E poi forse è quel gioco che si cela nella testa di tutti noi, libero dai grandi disegni, squisitamente imperfetto.
L’esaltazione del Nulla cosmico, la celebrazione della piattezza creativa, dell’assoluta mancanza di pudore e sincera passione, un prodotto dal valore nullo, creato con la precisa intenzione d’attirare il nerdone westernotaku e confezionato secondo i più beceri canoni del marketing per trogloditi, con una protagonista clamorosamente in zona pedohentai ed elementi di corredo totalmente accessori mischiati in modo rigorosamente casual senza nemmeno la percezione che un prodotto possa avere una identità sensata, partorito da menti prive dell’utopia da esordienti e al contrario intrise della malizia dell’imprenditore navigato totalmente disinteressato ai contenuti di ciò che va a buttare sul mercato.
Quest’industria dei videogiochi, già malconcia e che a fatica riesce a muovere qualche passettino in avanti nella tortuosa strada della dignità creativa, non aveva davvero nessun bisogno di X-Blades che, alla luce dei chiarissimi intenti commerciali, a mio avviso non merita neanche una rivalutazione in chiave ingenuo-trash.
Più che superfluo, dannoso.
Capisco il tuo punto di vista, sul serio, ma è più becero di loro.
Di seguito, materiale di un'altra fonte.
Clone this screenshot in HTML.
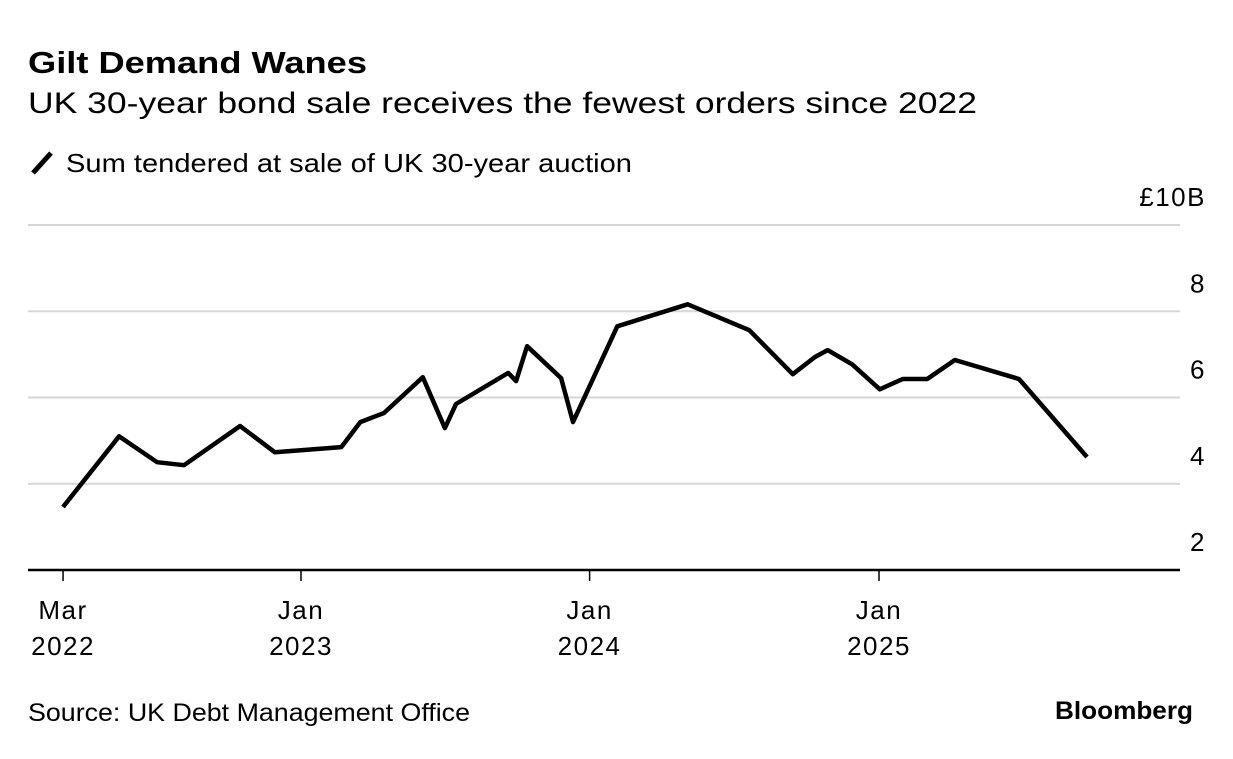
<!DOCTYPE html>
<html><head><meta charset="utf-8"><style>
body{margin:0;background:#fff;}
svg text{font-family:"Liberation Sans",sans-serif;fill:#000;}
</style></head><body>
<svg width="1233" height="754" viewBox="0 0 1233 754" xmlns="http://www.w3.org/2000/svg">
<text x="28" y="73" font-size="31" font-weight="bold" textLength="339" lengthAdjust="spacingAndGlyphs">Gilt Demand Wanes</text>
<text x="28" y="113" font-size="30" textLength="949" lengthAdjust="spacingAndGlyphs">UK 30-year bond sale receives the fewest orders since 2022</text>
<line x1="33" y1="173" x2="51" y2="153" stroke="#000" stroke-width="5"/>
<text x="66" y="172" font-size="26" textLength="566" lengthAdjust="spacingAndGlyphs">Sum tendered at sale of UK 30-year auction</text>
<g id="grid"></g>
<g id="xaxis"></g>
<path id="line" fill="none" stroke="#000" stroke-width="4.5" stroke-linejoin="round"/>
<text x="28" y="721" font-size="25" textLength="442" lengthAdjust="spacingAndGlyphs">Source: UK Debt Management Office</text>
<text x="1055" y="719" font-size="25" font-weight="bold" textLength="138" lengthAdjust="spacingAndGlyphs">Bloomberg</text>
</svg>
<script>
const dates=["2022-03-06","2022-05-16","2022-07-03","2022-08-06","2022-10-16","2022-11-29","2023-02-21","2023-03-17","2023-04-16","2023-06-04","2023-07-02","2023-07-16","2023-09-20","2023-09-30","2023-10-14","2023-11-26","2023-12-11","2024-02-05","2024-05-04","2024-07-21","2024-09-14","2024-10-12","2024-10-28","2024-11-28","2025-01-02","2025-01-31","2025-03-03","2025-04-07","2025-06-27","2025-09-21"];
const values=[3.46,5.1,4.5,4.43,5.34,4.73,4.85,5.43,5.64,6.47,5.29,5.85,6.57,6.38,7.19,6.45,5.43,7.65,8.16,7.56,6.54,6.94,7.10,6.77,6.19,6.43,6.43,6.87,6.43,4.62];
const yTicks=[2,4,6,8,10];
const yTickLabels=["2","4","6","8","£10B"];
const xTicks=["2022-03-01","2023-01-01","2024-01-01","2025-01-01"];
const xTickMonth=["Mar","Jan","Jan","Jan"];
const xTickYear=["2022","2023","2024","2025"];

const NS="http://www.w3.org/2000/svg";
const t0=Date.parse("2023-01-01"),t1=Date.parse("2025-01-01");
function xs(d){return 301+(Date.parse(d)-t0)/(t1-t0)*(879-301);}
function ys(v){return 570-(v-2)*(570-225)/8;}
function mk(tag,attrs,parent){const e=document.createElementNS(NS,tag);for(const k in attrs)e.setAttribute(k,attrs[k]);parent.appendChild(e);return e;}
const grid=document.getElementById('grid'),xa=document.getElementById('xaxis');
yTicks.forEach((v,i)=>{
  if(v!==2){const l=mk('line',{x1:28,x2:1180,y1:ys(v),y2:ys(v),stroke:'#d6d6d6','stroke-width':2},grid);
  
  }
  const t=mk('text',{x:1206,y:ys(v)-19,'font-size':26,'letter-spacing':1.5,'text-anchor':'end'},grid);
  t.textContent=yTickLabels[i];
  
  
});
const ax=mk('line',{x1:28,x2:1180,y1:570,y2:570,stroke:'#000','stroke-width':2.5},xa);


xTicks.forEach((d,i)=>{
  const x=xs(d)+4*(i===0?1:0);
  const tk=mk('line',{x1:x,x2:x,y1:570,y2:581,stroke:'#000','stroke-width':1.5},xa);
  
  
  const t=mk('text',{x:x,y:619,'font-size':26,'letter-spacing':1.5,'text-anchor':'middle'},xa);t.textContent=xTickMonth[i];
  
  
  const t2=mk('text',{x:x,y:655,'font-size':26,'letter-spacing':1.5,'text-anchor':'middle'},xa);t2.textContent=xTickYear[i];
  
  
});
document.getElementById('line').setAttribute('d',dates.map((d,i)=>(i?'L':'M')+xs(d).toFixed(1)+','+ys(values[i]).toFixed(1)).join(''));
</script>
</body></html>
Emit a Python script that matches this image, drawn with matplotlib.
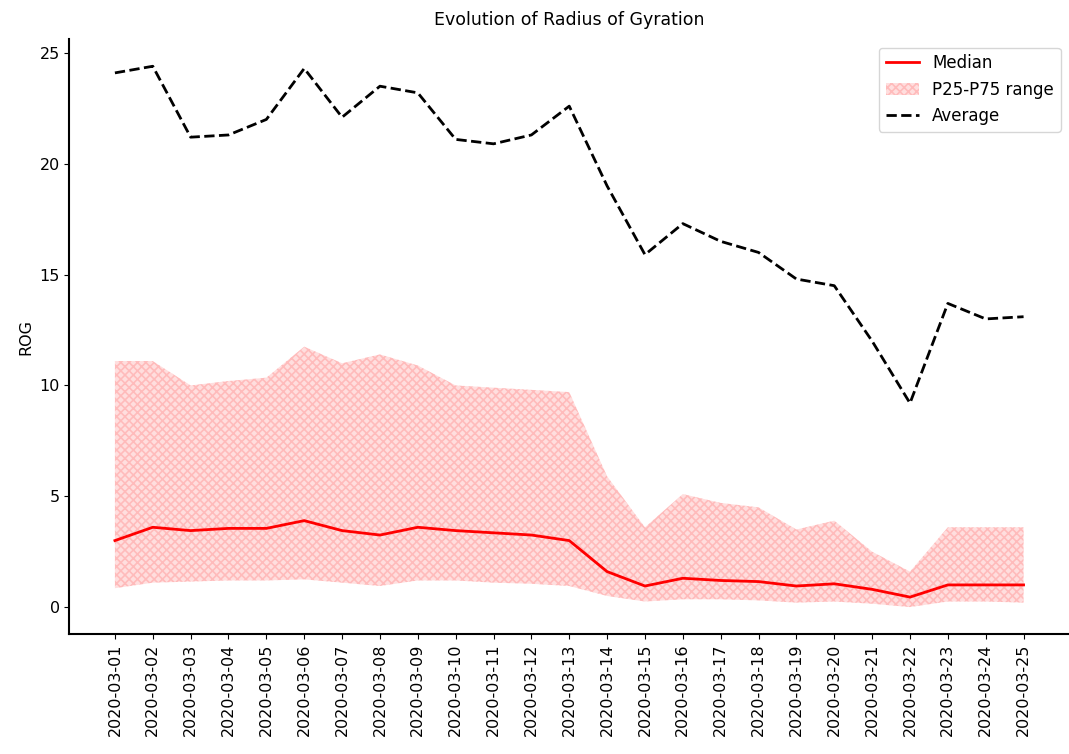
import matplotlib
matplotlib.use('Agg')
import matplotlib.pyplot as plt

dates = ['2020-03-%02d' % d for d in range(1, 26)]

average = [24.1, 24.4, 21.2, 21.3, 22.0, 24.3, 22.1, 23.5, 23.2, 21.1, 20.9, 21.3, 22.6,
           19.0, 15.9, 17.3, 16.5, 16.0, 14.8, 14.5, 12.0, 9.2, 13.7, 13.0, 13.1]
median = [3.0, 3.6, 3.45, 3.55, 3.55, 3.9, 3.45, 3.25, 3.6, 3.45, 3.35, 3.25, 3.0,
          1.6, 0.95, 1.3, 1.2, 1.15, 0.95, 1.05, 0.8, 0.45, 1.0, 1.0, 1.0]
p75 = [11.1, 11.1, 10.0, 10.2, 10.35, 11.75, 11.0, 11.4, 10.9, 10.0, 9.9, 9.8, 9.7,
       5.9, 3.6, 5.1, 4.7, 4.5, 3.5, 3.9, 2.5, 1.6, 3.6, 3.6, 3.6]
p25 = [0.85, 1.1, 1.15, 1.2, 1.2, 1.25, 1.1, 0.95, 1.2, 1.2, 1.1, 1.05, 0.95,
       0.5, 0.25, 0.35, 0.35, 0.3, 0.2, 0.25, 0.15, 0.0, 0.25, 0.25, 0.2]

plt.rcParams['font.size'] = 11.5
plt.rcParams['hatch.linewidth'] = 1.2

fig = plt.figure(figsize=(10.69, 7.54), dpi=100)
ax = fig.add_axes([0.065, 0.159, 0.935, 0.789])

x = range(len(dates))
ax.plot(x, median, color='red', linewidth=2, label='Median')
ax.fill_between(x, p25, p75, facecolor=(1, 0, 0, 0.13), edgecolor=(1, 0.2, 0.2, 0.2),
                hatch='xxxx', linewidth=0, label='P25-P75 range')
ax.plot(x, average, color='black', linestyle='--', linewidth=2, label='Average')

ax.set_xticks(list(x))
ax.set_xticklabels(dates, rotation=90)
ax.set_ylabel('ROG')
ax.set_title('Evolution of Radius of Gyration', fontsize=12.5, pad=10)
ax.spines['top'].set_visible(False)
ax.spines['right'].set_visible(False)
for s in ['left', 'bottom']:
    ax.spines[s].set_linewidth(1.5)
ax.legend(loc='upper right', fontsize=12)

fig.savefig('out.png', dpi=100)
Sono piccoli, pochi e con poche risorse, non impongono, né abbindolano, semplicemente ci provano e son state ore più pacevoli di molte gettate su titoli strombazzati e pierrati per mesi e mesi da tutte le riviste di settore, con dietro impegni importantissimi sul piano del marketing. La ritrovasse Nintendo, Ubisoft o Activision la dignità di scrivere un gioco pensato per essere anche giocato e non solo venduto… Palo, nano… Palo.